Students, alumni and parents have started an online petition asking the National Association of Intercollegiate Athletics, the organization overseeing small college athletics, to reject the school’s application for membership.

“We’re not against athletics,” said Mike Sanderson, an alum who started the petition. “But like everything else the administration is doing, they’re bulldozing changes with no transparency and little planning and thought.”

That sentiment was echoed Thursday by trustee Grace Keenan, the student representative on the board. “This could have been a really fantastic opportunity for the trustees, for our interim president, to build relationships with the students, and that just did not happen,” she said.

The now-beloved emblem of the school’s oddball sense of humor started by accident. The Null Set dates to 1997, when the school’s student alliance updated its constitution, according to The Catalyst, New College’s student-run newspaper.

The organization was responsible for deciding on a mascot, but when the committee couldn’t agree upon an idea, they left a placeholder: “[ ]”.

“The decision was made to put empty brackets there until such time as a new mascot were chosen, because nobody knew any other way to accurately reflect the amendment’s effect in print,” said alumnus Matthew Grieco, explaining the name’s origins on a now-removed New College website.
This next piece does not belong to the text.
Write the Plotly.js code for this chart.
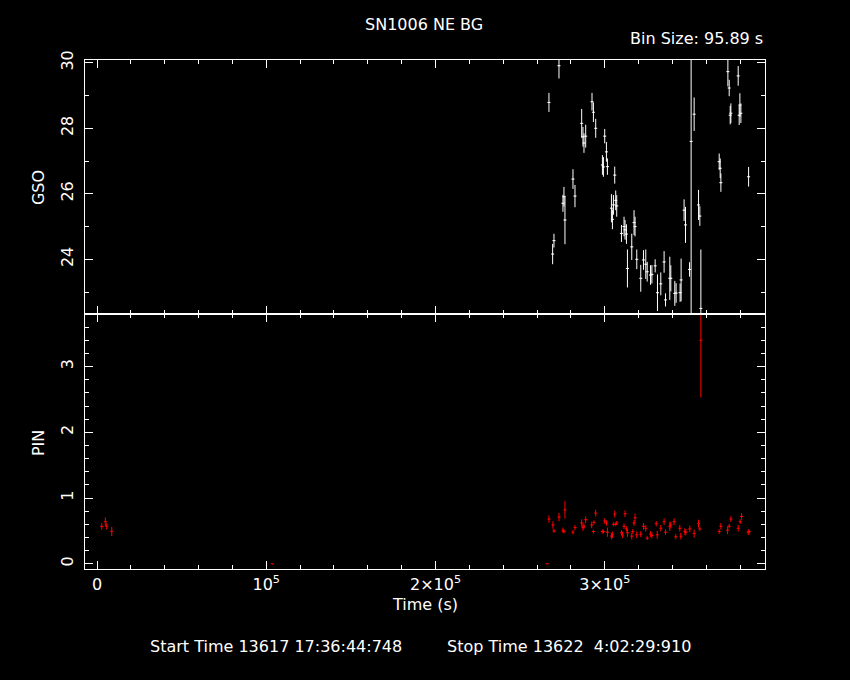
<!DOCTYPE html>
<html><head><meta charset="utf-8">
<script src="https://cdn.plot.ly/plotly-3.0.1.min.js"></script>
<style>html,body{margin:0;padding:0;background:#000;}</style>
</head><body><div id="chart" style="width:850px;height:680px;"></div>
<script>
const gsoTime = [267040,269220,270000,272960,275320,275910,276500,281230,282420,286380,287150,287740,288750,292480,293310,294670,298630,299220,299990,301000,301590,303960,304550,305140,305910,306500,307090,309870,311410,312000,312830,313420,315970,317330,317920,318930,321290,322890,324250,325090,327040,327870,329800,331170,333130,335080,335910,338450,339040,341400,342170,344540,345130,346900,347730,350100,351050,352830,355430,356200,356800,367630,368220,368630,372770,373540,374130,374540,378860,379450,379860,380450,385010];
const gsoRate = [28.79,24.16,24.57,29.91,25.71,25.91,25.20,26.45,25.93,28.15,27.74,27.55,27.76,28.81,28.49,28.00,26.88,26.82,27.76,27.28,26.83,25.56,25.22,25.66,26.57,25.80,25.63,24.79,25.00,24.90,24.77,23.72,24.38,25.12,25.00,24.00,23.42,23.98,23.85,23.62,23.52,23.54,23.80,22.98,23.25,23.92,22.76,23.42,23.42,22.96,22.97,22.98,23.37,25.50,25.05,23.69,27.60,28.43,25.66,25.32,22.50,26.98,26.78,26.34,29.73,29.23,28.40,28.46,29.60,28.40,28.71,28.46,26.52];
const gsoErr = [0.29,0.31,0.21,0.39,0.26,0.30,0.74,0.30,0.34,0.44,0.30,0.30,0.35,0.27,0.30,0.29,0.30,0.30,0.22,0.30,0.25,0.43,0.30,0.30,0.26,0.30,0.33,0.26,0.30,0.30,0.30,0.58,0.40,0.38,0.30,0.30,0.41,0.30,0.45,0.30,0.30,0.28,0.20,0.56,0.35,0.33,0.20,0.66,0.40,0.38,0.30,0.28,0.65,0.33,0.55,0.22,6.00,0.51,0.46,0.30,1.80,0.25,0.30,0.28,0.45,0.25,0.28,0.30,0.30,0.30,0.36,0.30,0.30];

const pinTime = [2780,4910,5740,8700,103550,265970,267040,269410,270000,272960,275320,275910,276500,281230,282420,286380,287150,287740,288750,292300,293310,293660,294670,298630,299220,299990,301000,301590,303960,304550,305140,305910,306500,307090,309870,310460,311410,312000,312830,313420,315970,316560,317330,317920,318930,321290,322890,324250,325090,327040,327870,330420,331010,333130,335080,335910,338450,339040,341000,342000,344360,344950,347320,347910,350270,352830,355430,356200,356800,367630,368630,372590,373540,374540,378860,380040,380870,384780,385370];
const pinRate = [0.568,0.64,0.57,0.49,0.0,0.0,0.68,0.59,0.50,0.71,0.51,0.49,0.82,0.48,0.55,0.62,0.55,0.57,0.67,0.59,0.49,0.63,0.77,0.49,0.49,0.65,0.62,0.48,0.42,0.44,0.60,0.756,0.60,0.62,0.47,0.44,0.57,0.76,0.53,0.47,0.42,0.49,0.62,0.70,0.44,0.45,0.57,0.54,0.39,0.45,0.43,0.61,0.44,0.54,0.64,0.48,0.57,0.59,0.64,0.41,0.54,0.42,0.49,0.48,0.53,0.46,0.61,0.53,3.40,0.49,0.57,0.51,0.57,0.68,0.54,0.64,0.72,0.48,0.49];
const pinErr = [0.05,0.065,0.05,0.07,0,0,0.056,0.058,0.03,0.063,0.04,0.03,0.134,0.035,0.04,0.056,0.05,0.04,0.05,0.05,0.03,0.03,0.05,0.03,0.03,0.04,0.04,0.07,0.05,0.05,0.03,0.05,0.03,0.03,0.04,0.05,0.04,0.05,0.04,0.06,0.05,0.035,0.045,0.063,0.05,0.045,0.05,0.05,0.03,0.045,0.045,0.04,0.06,0.05,0.05,0.04,0.07,0.05,0.05,0.04,0.05,0.05,0.05,0.05,0.05,0.06,0.06,0.03,0.87,0.035,0.05,0.06,0.035,0.045,0.05,0.035,0.05,0.045,0.03];

const xTickVals = [0,100000,200000,300000];
const xTickText = ['0','10<sup>5</sup>','2×10<sup>5</sup>','3×10<sup>5</sup>'];
const gsoTickVals = [24,26,28,30];
const pinTickVals = [0,1,2,3];

const FONT = 'DejaVu Sans, Liberation Sans, sans-serif';
const FS = 16;
const W = '#ffffff';

const traces = [
  {
    x: gsoTime, y: gsoRate, xaxis: 'x2', yaxis: 'y2', type: 'scatter', mode: 'markers',
    marker: {size: 1, color: W},
    error_y: {type: 'data', array: gsoErr, visible: true, color: W, thickness: 1, width: 0},
    error_x: {type: 'constant', value: 900, visible: true, color: W, thickness: 1, width: 0},
    hoverinfo: 'skip', showlegend: false
  },
  {
    x: pinTime, y: pinRate, xaxis: 'x', yaxis: 'y', type: 'scatter', mode: 'markers',
    marker: {size: 1, color: '#ff0000'},
    error_y: {type: 'data', array: pinErr, visible: true, color: '#ff0000', thickness: 1, width: 0},
    error_x: {type: 'constant', value: 900, visible: true, color: '#ff0000', thickness: 1, width: 0},
    hoverinfo: 'skip', showlegend: false
  }
];

const axBase = {
  showline: true, linecolor: W, linewidth: 1, mirror: 'allticks',
  ticks: 'inside', ticklen: 8, tickwidth: 1, tickcolor: W,
  showgrid: false, zeroline: false,
  tickfont: {family: FONT, size: FS, color: W}
};

const layout = {
  width: 850, height: 680,
  paper_bgcolor: '#000', plot_bgcolor: '#000',
  margin: {l: 85, r: 85, t: 60, b: 111},
  font: {family: FONT, color: W, size: FS},
  showlegend: false,
  xaxis: Object.assign({}, axBase, {
    anchor: 'y', domain: [0, 1], range: [-7100, 394700],
    tickmode: 'array', tickvals: xTickVals, ticktext: xTickText,
    minor: {dtick: 20000, ticklen: 4, tickcolor: W, tickwidth: 1, ticks: 'inside'},
    ticklabelstandoff: 1
  }),
  xaxis2: Object.assign({}, axBase, {
    anchor: 'y2', domain: [0, 1], matches: 'x', range: [-7100, 394700],
    tickmode: 'array', tickvals: xTickVals, showticklabels: false,
    minor: {dtick: 20000, ticklen: 4, tickcolor: W, tickwidth: 1, ticks: 'inside'}
  }),
  yaxis: Object.assign({}, axBase, {
    anchor: 'x', domain: [0, 0.501], range: [-0.08, 3.80],
    tickmode: 'array', tickvals: pinTickVals, tickangle: -90,
    minor: {dtick: 0.2, ticklen: 4, tickcolor: W, tickwidth: 1, ticks: 'inside'},
    ticklabelstandoff: 5
  }),
  yaxis2: Object.assign({}, axBase, {
    anchor: 'x2', domain: [0.501, 1], range: [22.33, 30.085],
    tickmode: 'array', tickvals: gsoTickVals, tickangle: -90,
    minor: {dtick: 1, ticklen: 4, tickcolor: W, tickwidth: 1, ticks: 'inside'},
    ticklabelstandoff: 5
  }),
  annotations: [
    {text: 'SN1006 NE BG', xref: 'paper', yref: 'paper', x: 0.4985, y: 1.0707, xanchor: 'center', yanchor: 'middle', showarrow: false, font: {size: FS, color: W, family: FONT}},
    {text: 'Bin Size: 95.89 s', xref: 'paper', yref: 'paper', x: 1.0, y: 1.0422, xanchor: 'right', yanchor: 'middle', showarrow: false, font: {size: FS, color: W, family: FONT}},
    {text: 'GSO', xref: 'paper', yref: 'paper', x: -0.069, y: 0.7485, xanchor: 'center', yanchor: 'middle', textangle: -90, showarrow: false, font: {size: FS, color: W, family: FONT}},
    {text: 'PIN', xref: 'paper', yref: 'paper', x: -0.069, y: 0.2475, xanchor: 'center', yanchor: 'middle', textangle: -90, showarrow: false, font: {size: FS, color: W, family: FONT}},
    {text: 'Time (s)', xref: 'paper', yref: 'paper', x: 0.5, y: -0.0707, xanchor: 'center', yanchor: 'middle', showarrow: false, font: {size: FS, color: W, family: FONT}},
    {text: 'Start Time 13617 17:36:44:748', xref: 'paper', yref: 'paper', x: 0.0926, y: -0.1526, xanchor: 'left', yanchor: 'middle', showarrow: false, font: {size: FS, color: W, family: FONT}},
    {text: 'Stop Time 13622  4:02:29:910', xref: 'paper', yref: 'paper', x: 0.5294, y: -0.1526, xanchor: 'left', yanchor: 'middle', showarrow: false, font: {size: FS, color: W, family: FONT}}
  ]
};

Plotly.newPlot('chart', traces, layout, {displayModeBar: false, staticPlot: true});
</script>
</body></html>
Since then, students adopted the nickname as “an intentional and ironic wink at their bookish nature and lack of competitive (sports) teams,” the site said.

Pushback against the mascot from school administrators is nothing new. It was “not especially loved by all,” New College professor David Rohrbacher told The Catalyst in 2019 when he led a drive to design a physical costume for the school. That plan fell apart when the school’s costume designer left. And without support from the New College marketing team, the idea languished.

“Still, I think it’s a really good idea, maybe now more than ever,” Rohrbacher said in a recent interview with The Catalyst. “It’ll always be the mascot to me, to alums, to people who value the tradition of the school.”